UK Government could make M4 Relief Road decision easier with Brexit infrastructure boost says Ken Skates

The UK Government should pump billions into infrastructure schemes, including road and rail, to support the economy in the event of a damaging exit from the European Union, says Minister for the Economy and Transport Ken Skates.

Speaking at a meeting of Cardiff Breakfast Club, Mr Skates said that the provision of additional finance for infrastructure projects could be a factor in the Welsh Government backing the proposed M4 Relief Road, stretching 14 miles south of Newport.

The project, whose cost is still indicative at £1.3bn (minus VAT), but includes a contingency for a 12% overspend, would aim to relieve growing congestion on the existing and ageing M4 through Newport, in particular at the Brynglas Tunnels.

With the abolition of tolls on the Severn Crossings, traffic levels on the M4 in south Wales are projected to rise by 20%.

From the next financial year the Welsh Government will see its borrowing facility from the UK Government rise from £500m to £1bn.

And in his Budget last year, Chancellor Philip Hammond, announced a further borrowing facility of £300m to the Welsh Government specifically for the M4 Relief.

With £800m in borrowing to help finance the project, and a position where VAT is able to be reclaimed, this in theory could leave around £500m needed to fund it during its construction period.

A report from an independent planning inspector on the public inquiry into the project has been submitted to the Welsh Government. A decision on whether to proceed with a new stretch of motorway will be made by First Minister Mark Drakeford.

Mr Skates said that as the promoter of the project, and being supportive of the so called Black Route option, it was right that he wasn’t involved in the decision making process.

Also not involved is the Welsh Government’s new Deputy Minister, Economy and Transport, Lee Waters, who is opposed to the M4 Relief Road on cost and environmental grounds.

Mr Skates said: “My role is pretty much over in terms of promoting the M4 Black Route scheme. As the promoting minister I had responsibility for designing the proposal and steering it through, not just government process, but through the public inquiry, which was open for a year.

“The inspector has considered in great depth all of the information that was received through that year long inquiry, including every proposed alternative.

“The report is now in our hands and being carefully considered and I am unable to comment any further on the process being followed, as this is not now my duty.”

However, he said that the cost of financing the proposed project, along with the report’s recommendations, would be a key factor. Mr Skates said: “I think it must be set against a backdrop of ongoing austerity. Financing of the project is a key consideration.

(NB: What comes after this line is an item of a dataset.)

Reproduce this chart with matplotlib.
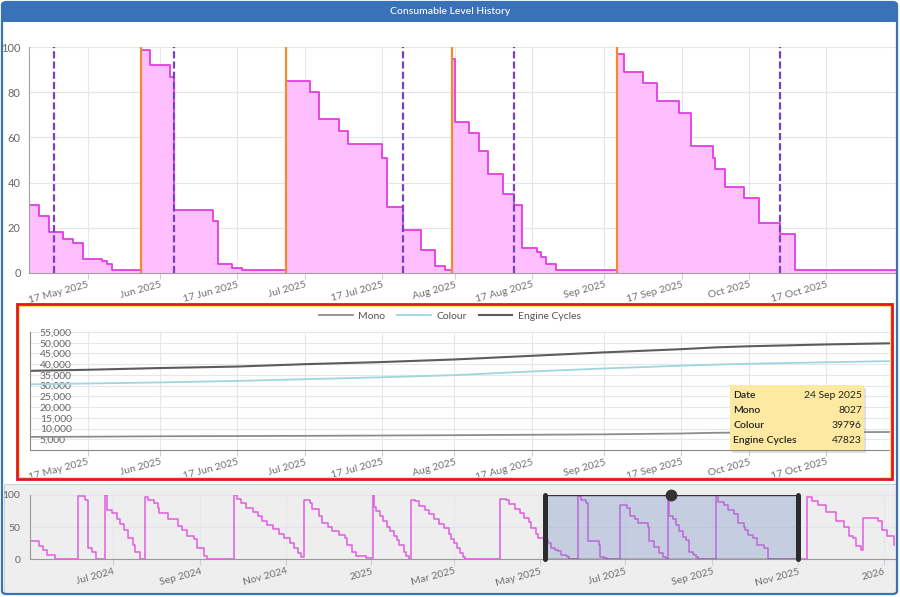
import matplotlib
matplotlib.use("Agg")
import matplotlib.pyplot as plt
import matplotlib.dates as mdates
from matplotlib.patches import Rectangle, FancyBboxPatch
from matplotlib.lines import Line2D
import pandas as pd

plt.rcParams["font.family"] = ["Lato", "DejaVu Sans"]

W, H = 900, 597

# --- consumable level (%) shown in the main window, step series
level_dates = [
    "2025-05-05", "2025-05-07", "2025-05-09", "2025-05-12", "2025-05-14", "2025-05-16",
    "2025-05-20", "2025-05-21", "2025-05-22",
    "2025-05-28", "2025-05-30", "2025-06-03", "2025-06-04", "2025-06-12", "2025-06-13",
    "2025-06-16", "2025-06-18",
    "2025-06-27", "2025-07-02", "2025-07-04", "2025-07-08", "2025-07-10", "2025-07-17",
    "2025-07-18", "2025-07-21 06:00", "2025-07-25", "2025-07-28", "2025-07-30",
    "2025-07-31 12:00", "2025-08-01", "2025-08-04", "2025-08-06", "2025-08-08", "2025-08-11",
    "2025-08-13 05:00", "2025-08-15", "2025-08-18", "2025-08-19", "2025-08-20", "2025-08-22",
    "2025-09-03 16:00", "2025-09-05", "2025-09-09", "2025-09-12", "2025-09-16 14:00",
    "2025-09-19", "2025-09-23 12:00", "2025-09-24", "2025-09-26", "2025-09-30",
    "2025-10-03", "2025-10-07 10:00", "2025-10-10 10:00", "2025-11-01",
]
level_values = [
    30, 25, 18, 15, 13, 6, 5, 4, 1,
    99, 92, 87, 28, 23, 4, 2, 1,
    85, 80, 68, 63, 57, 51, 29, 19, 10, 3, 1,
    95, 67, 62, 54, 44, 35, 30, 11, 9, 7, 4, 1,
    97, 89, 84, 76, 71, 56, 51, 46, 38, 33, 22, 17, 1, 1,
]
replaced_dates = ["2025-05-28", "2025-06-27", "2025-07-31 12:00", "2025-09-03 16:00"]
alert_dates = ["2025-05-10", "2025-06-04", "2025-07-21 06:00", "2025-08-13 05:00",
               "2025-10-07 10:00"]

# --- counters
counter_dates = ["2025-05-05", "2025-05-17", "2025-06-01", "2025-06-17", "2025-07-01",
                 "2025-07-17", "2025-08-01", "2025-08-17", "2025-09-01", "2025-09-17",
                 "2025-09-24", "2025-10-01", "2025-10-17", "2025-11-01"]
mono = [6100, 6200, 6400, 6500, 6600, 6750, 6900, 7100, 7300, 7700, 8027, 8150, 8300, 8400]
colour = [30600, 31000, 31500, 32200, 33000, 33900, 34900, 36600, 38000, 39300, 39796,
          40200, 40900, 41500]
engine = [36900, 37400, 38200, 38900, 40000, 41000, 42200, 43900, 45500, 47000, 47823,
          48350, 49200, 49800]
tooltip_date = "2025-09-24"
tooltip_label = "24 Sep 2025"

# --- navigator history outside the main window
nav_before_dates = [
    "2024-05-03", "2024-05-09", "2024-05-12", "2024-05-15", "2024-05-21",
    "2024-06-06", "2024-06-11", "2024-06-13", "2024-06-16", "2024-06-19",
    "2024-06-25", "2024-06-27", "2024-06-30", "2024-07-04", "2024-07-06", "2024-07-09",
    "2024-07-12", "2024-07-15", "2024-07-17", "2024-07-20",
    "2024-07-24", "2024-07-26", "2024-07-30", "2024-08-02", "2024-08-03", "2024-08-09",
    "2024-08-16", "2024-08-19", "2024-08-23", "2024-08-28", "2024-08-30", "2024-09-04",
    "2024-09-06",
    "2024-09-25", "2024-09-27", "2024-09-30", "2024-10-04", "2024-10-09", "2024-10-12",
    "2024-10-15", "2024-10-19", "2024-10-23", "2024-10-27", "2024-10-31", "2024-11-04",
    "2024-11-07", "2024-11-10", "2024-11-12",
    "2024-11-14", "2024-11-18", "2024-11-20", "2024-11-25", "2024-11-27", "2024-12-01",
    "2024-12-04", "2024-12-09", "2024-12-13", "2024-12-15", "2024-12-18", "2024-12-21",
    "2024-12-28",
    "2025-01-02", "2025-01-03", "2025-01-04", "2025-01-07", "2025-01-09", "2025-01-12",
    "2025-01-14", "2025-01-17", "2025-01-19", "2025-01-21", "2025-01-24", "2025-01-26",
    "2025-01-28",
    "2025-01-29", "2025-02-01", "2025-02-04", "2025-02-08", "2025-02-11", "2025-02-15",
    "2025-02-18", "2025-02-22", "2025-02-25", "2025-02-27", "2025-03-01", "2025-03-03",
    "2025-03-05", "2025-03-07", "2025-03-09",
    "2025-04-03", "2025-04-07", "2025-04-09", "2025-04-13", "2025-04-17", "2025-04-20",
    "2025-04-23", "2025-04-25", "2025-04-28", "2025-04-30",
]
nav_before_values = [
    28, 20, 15, 7, 1,
    98, 93, 17, 12, 1,
    100, 77, 72, 62, 55, 45, 33, 22, 12, 1,
    97, 93, 88, 80, 72, 62, 52, 45, 37, 31, 18, 5, 1,
    100, 94, 88, 80, 74, 67, 60, 54, 47, 40, 33, 26, 18, 10, 4,
    93, 88, 78, 67, 56, 51, 44, 38, 33, 22, 12, 5, 2,
    100, 82, 75, 67, 59, 51, 44, 37, 30, 22, 11, 5, 1,
    92, 90, 83, 77, 70, 62, 55, 48, 40, 32, 25, 18, 10, 3, 1,
    94, 92, 86, 78, 72, 65, 58, 48, 40, 33,
]
nav_after_dates = ["2025-11-07", "2025-11-11", "2025-11-15", "2025-11-21", "2025-11-28",
                   "2025-12-04", "2025-12-07", "2025-12-10", "2025-12-12", "2025-12-16",
                   "2025-12-17", "2025-12-28", "2025-12-31", "2026-01-03", "2026-01-08"]
nav_after_values = [97, 90, 84, 73, 60, 50, 36, 33, 20, 15, 65, 59, 46, 36, 23]

main_ticks = ["2025-05-17", "2025-06-01", "2025-06-17", "2025-07-01", "2025-07-17",
              "2025-08-01", "2025-08-17", "2025-09-01", "2025-09-17", "2025-10-01",
              "2025-10-17"]
main_tick_labels = ["17 May 2025", "Jun 2025", "17 Jun 2025", "Jul 2025", "17 Jul 2025",
                    "Aug 2025", "17 Aug 2025", "Sep 2025", "17 Sep 2025", "Oct 2025",
                    "17 Oct 2025"]
nav_ticks = ["2024-07-01", "2024-09-01", "2024-11-01", "2025-01-01", "2025-03-01",
             "2025-05-01", "2025-07-01", "2025-09-01", "2025-11-01", "2026-01-01"]
nav_tick_labels = ["Jul 2024", "Sep 2024", "Nov 2024", "2025", "Mar 2025", "May 2025",
                   "Jul 2025", "Sep 2025", "Nov 2025", "2026"]

window = ("2025-05-04 21:00", "2025-10-31 15:00")
mid_window = ("2025-05-05 02:00", "2025-10-30 05:00")
nav_range = ("2024-05-02 22:00", "2026-01-10 10:00")


def to_dt(values):
    return pd.to_datetime(values, format="ISO8601")


def box(l, t, r, b):
    return [l / W, 1 - b / H, (r - l) / W, (b - t) / H]


def fx(x):
    return x / W


def fy(y):
    return 1 - y / H


def date_axis(ax, ticks, labels):
    ax.set_xticks(mdates.date2num(to_dt(ticks).to_pydatetime()))
    ax.set_xticklabels(labels, rotation=15, ha="right", va="top",
                       rotation_mode="anchor", fontsize=7.5, color="#707070")
    ax.tick_params(axis="x", length=4, color="#c8d0e0", pad=1.5)
    ax.grid(axis="x", color="#e6e6ee", lw=0.8)
    for s in ["top", "right"]:
        ax.spines[s].set_visible(False)
    ax.set_axisbelow(True)


fig = plt.figure(figsize=(9, 5.97), dpi=100)

# frame pieces
fig.add_artist(Rectangle((fx(4), fy(593)), 892 / W, 109 / H, transform=fig.transFigure,
                         fc="#eeeeee", ec="#c8c8c8", lw=0.6, zorder=-2))
fig.add_artist(Rectangle((fx(2), fy(22)), 895 / W, 20 / H, transform=fig.transFigure,
                         fc="#3a72b8", ec="none", zorder=8))
fig.text(fx(450), fy(12), "Consumable Level History", color="white", fontsize=7.5,
         ha="center", va="center", zorder=9, fontweight="medium")
fig.add_artist(FancyBboxPatch((fx(2), fy(594)), 895 / W, 592 / H, transform=fig.transFigure,
                              boxstyle="round,pad=0,rounding_size=0.005", fill=False,
                              ec="#3a72b8", lw=1.6, zorder=10))

# --- main level chart
ax1 = fig.add_axes(box(29, 47.3, 897, 272.7))
t = to_dt(level_dates)
ax1.fill_between(t, level_values, step="post", color="#ffbfff", lw=0)
ax1.step(t, level_values, where="post", color="#e23de2", lw=1.3)
for d in replaced_dates:
    ax1.axvline(pd.Timestamp(d), color="#f28c28", lw=1.6)
for d in alert_dates:
    ax1.axvline(pd.Timestamp(d), color="#7b3fc6", lw=1.6, ls=(0, (3.2, 1.4)))
ax1.set_xlim(pd.Timestamp(window[0]), pd.Timestamp(window[1]))
ax1.set_ylim(0, 100)
ax1.set_yticks(range(0, 101, 20))
ax1.grid(axis="y", color="#e6e6e6", lw=0.8)
ax1.tick_params(axis="y", length=0, pad=6, labelsize=8, labelcolor="#666666")
date_axis(ax1, main_ticks, main_tick_labels)
ax1.spines["left"].set_color("#a0a0a0")
ax1.spines["bottom"].set_color("#a0a0a0")

# --- counters chart
ax2 = fig.add_axes(box(30, 332, 890, 450))
c = to_dt(counter_dates)
ax2.plot(c, mono, color="#8c8c8c", lw=1.3)
ax2.plot(c, colour, color="#9fd5dc", lw=1.3)
ax2.plot(c, engine, color="#5c5c5c", lw=1.5)
ax2.set_xlim(pd.Timestamp(mid_window[0]), pd.Timestamp(mid_window[1]))
ax2.set_ylim(0, 55000)
yt = list(range(5000, 55001, 5000))
ax2.set_yticks(yt)
ax2.set_yticklabels([f"{v:,}" for v in yt])
ax2.grid(axis="y", color="#e6e6ee", lw=0.8)
ax2.tick_params(axis="y", length=0, pad=-7, labelsize=7.5, labelcolor="#666666")
for lab in ax2.get_yticklabels():
    lab.set_horizontalalignment("left")
date_axis(ax2, main_ticks, main_tick_labels)
ax2.spines["left"].set_color("#888888")
ax2.spines["bottom"].set_color("#888888")

handles = [Line2D([], [], color="#8c8c8c", lw=1.3),
           Line2D([], [], color="#9fd5dc", lw=1.3),
           Line2D([], [], color="#5c5c5c", lw=1.5)]
fig.legend(handles, ["Mono", "Colour", "Engine Cycles"], loc="center",
           bbox_to_anchor=(fx(450), fy(316)), ncol=3, frameon=False, fontsize=7.5,
           handlelength=3.2, columnspacing=1.2, handletextpad=0.5, labelcolor="#555555")

# tooltip
i = counter_dates.index(tooltip_date)
rows = [("Date", tooltip_label), ("Mono", str(mono[i])), ("Colour", str(colour[i])),
        ("Engine Cycles", str(engine[i]))]
fig.add_artist(Rectangle((fx(732), fy(453)), 134 / W, 65 / H, transform=fig.transFigure,
                         fc="#888888", alpha=0.25, ec="none", zorder=4))
fig.add_artist(Rectangle((fx(730), fy(450)), 134 / W, 65 / H, transform=fig.transFigure,
                         fc="#fde9a2", ec="none", zorder=5))
for k, (lab, val) in enumerate(rows):
    y = fy(395 + k * 15.3)
    fig.text(fx(733), y, lab, fontsize=7.5, color="#222222", va="center", zorder=6,
             fontweight="semibold")
    fig.text(fx(862), y, val, fontsize=7.5, color="#222222", va="center", ha="right",
             zorder=6)

# red highlight box
fig.add_artist(Rectangle((fx(17), fy(479)), 875 / W, 175 / H, transform=fig.transFigure,
                         fill=False, ec="#e3161b", lw=2, zorder=3))
fig.add_artist(Rectangle((fx(19), fy(477)), 871 / W, 171 / H, transform=fig.transFigure,
                         fill=False, ec="#f3e36b", lw=0.7, zorder=3))

# --- navigator
ax3 = fig.add_axes(box(30, 495, 897, 559.3))
ax3.set_facecolor("none")
nav_t = to_dt(nav_before_dates + level_dates + nav_after_dates)
nav_v = nav_before_values + level_values + nav_after_values
ax3.step(nav_t, nav_v, where="post", color="#e05ce0", lw=1.1)
ax3.set_xlim(pd.Timestamp(nav_range[0]), pd.Timestamp(nav_range[1]))
ax3.set_ylim(0, 100)
ax3.set_yticks([0, 50, 100])
ax3.grid(axis="y", color="#e2e2ea", lw=0.8)
ax3.tick_params(axis="y", length=0, pad=7, labelsize=7.5, labelcolor="#666666")
date_axis(ax3, nav_ticks, nav_tick_labels)
ax3.spines["left"].set_color("#999999")
ax3.spines["bottom"].set_color("#999999")

w0, w1 = pd.Timestamp(window[0]), pd.Timestamp(window[1])
ax3.axvspan(w0, w1, ymin=0, ymax=1, fc=(102 / 255, 133 / 255, 194 / 255, 0.3),
            ec="#333333", lw=1, zorder=3)
for w in (w0, w1):
    ax3.plot([w, w], [0, 100], color="#2b2b2b", lw=3.6, solid_capstyle="round",
             zorder=4, clip_on=False)
ax3.plot([w0 + (w1 - w0) / 2], [100], "o", ms=7.5, color="#333333", zorder=5,
         clip_on=False)

fig.savefig("out.png", dpi=100)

“My hope is that in the coming days and weeks the UK Government will do the sensible thing and recognise that in order to get us through any post-Brexit economic downturn what will be required is a huge investment in infrastructure. And my hope is that in realising this, the UK Government will pump more resources into major infrastructure projects across the UK.

“That could include providing additional resource for major road and rail building programmes. I would also like to see the UK Government taking a stronger position in terms of Wylfa Newydd [new nuclear power station project for north Wales] and them taking a stake of £5bn to potentially nationalising the programme if Hitachi pause or halt the scheme.”

When asked what plan B would be if the Black Route option is not taken forward, Mr Skates said: “We had a wealth of alternative solutions provided not only in the public inquiry, but prior to that and indeed since then.

“All of them would have to be carefully scrutinised, but crucially the inspector has carried out an exhaustive and exhaustion job in assessing each and every alternative. I am the promoter of the Black Route and still supportive of the proposal that I put to the planning inspector.

“However, it is now for the First minister to make a decision.”